Cross-workstream starters (C/O/B/M)¶

[ ] Execute C/O/B/M starter experiments on simulator and generate first data drops (manifests + shot data for Phase 1 closure).
[ ] Confirm patent theme shortlist drafting continues ahead of the Phase 2 gate review.

Note: Advanced shadow variants (fermionic, adaptive, robust) are Phase 2+ scope and intentionally excluded from this checklist to keep Phase 1 focused on v0/v1 hardware validation.

How to use this checklist¶

Copy relevant tasks into your sprint tracker, linking back to their detailed procedure files (design docs in experiments/shadows/**/ and the hardware validation design note).
Before each IBM Quantum run, execute quartumse runtime-status --json --backend <backend> and record queue depth/runtime budget in the runbook.
After completing an experiment, attach manifests, calibration data, and summary notebooks to the appropriate results/ and discussion/ folders and check the corresponding box here.
When preparing a public release or milestone summary, update CHANGELOG.md with the scope of work that shipped before tagging.

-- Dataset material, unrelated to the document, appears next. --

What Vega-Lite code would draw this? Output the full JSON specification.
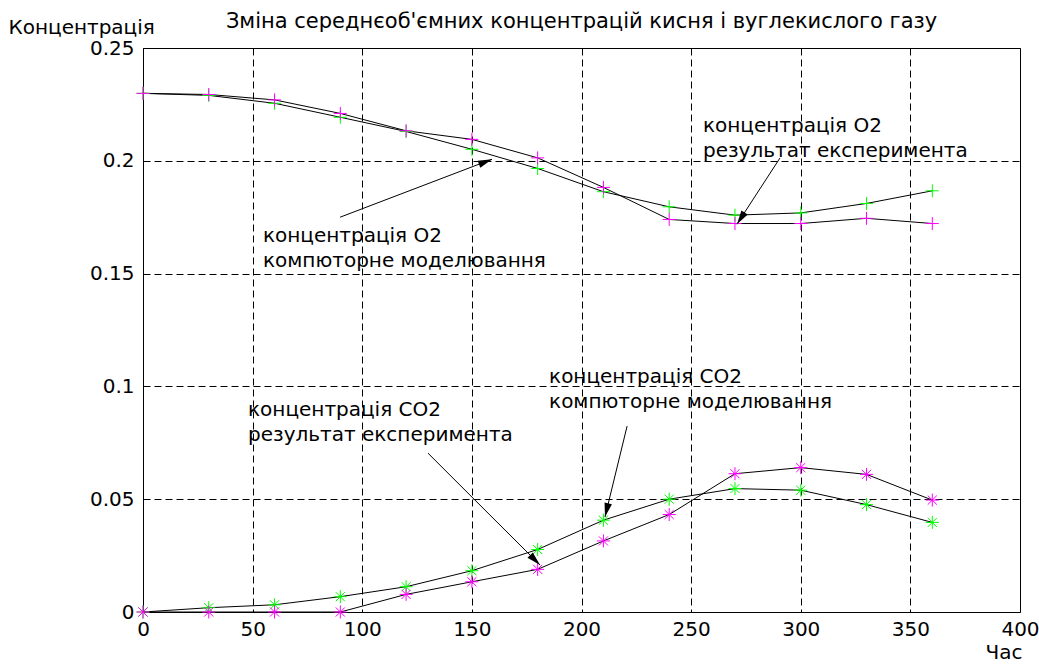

Update this document whenever a task is completed or a new Phase 1 dependency is identified. Use the log below to capture concise status updates instead of scattering notes across ad-hoc documents.

Phase 1 status log¶

Date	Update
2025-10-22	IBM ibm_torino smoke test complete. GHZ v0/v1 + MEM validated, SSR ≥ 1.2× on simulator, CI coverage 100%.